Ne zaman Türkiye ÖSO ile birlikte bunları temizlemeye başladı. Birdenbire ABD ve Koalisyonda 65 ülke 100 bine yakın kara ordusu ile  son teknoloji uçakları ve silahlarıyla, ''Sen bırak biz hallederiz''demeye başladı

Bu savaş aslında petrol ve enerji koridoru olan küresel bir paylaşım savaşıdır. Çünkü dünya enerji stokunun % 65 hala bu bölgededir.

Bu savaşın sonucunda  100 yıl sonra orta doğu haritası yeniden çizilmek istenmektedir. Batı sistemi ile Lozan'da kurulan ''Lozan Kardeşliği''son noktaya yani bir Sevr dayatması diyebileceğimiz bir noktaya geldi.

 

ARTIK SZAMANI GELDİ

 

Ancak bütün dünya bilmelidir ki, ''Bugün biz yeni bir Sevr'i kabul etmek bir tarafa Lozan'da kaybettiklerimizi sorgulayan bir ülkeyiz.

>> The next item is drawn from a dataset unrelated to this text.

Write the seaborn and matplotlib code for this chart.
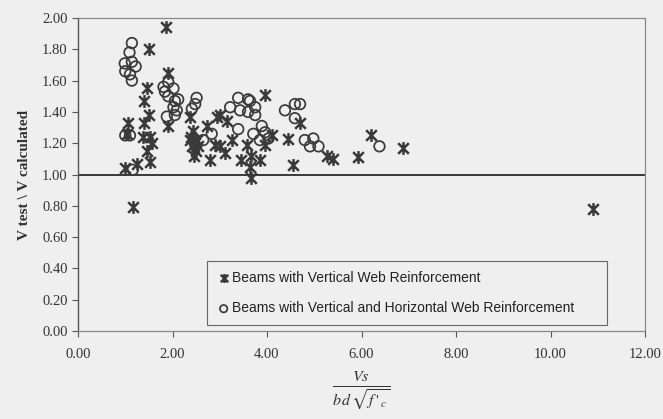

Türkiye düşmanlarına,Türkiye karşı şer güçleri ve terör örgütleri ile ittifak kuranlara karşı verilecek cevabımız ağır olacaktır.'

'Artık tarihsel olarak Türkiye'nin batı ile bağımsızlık ilişkilerinin masaya yatırılma vakti gelmiştir.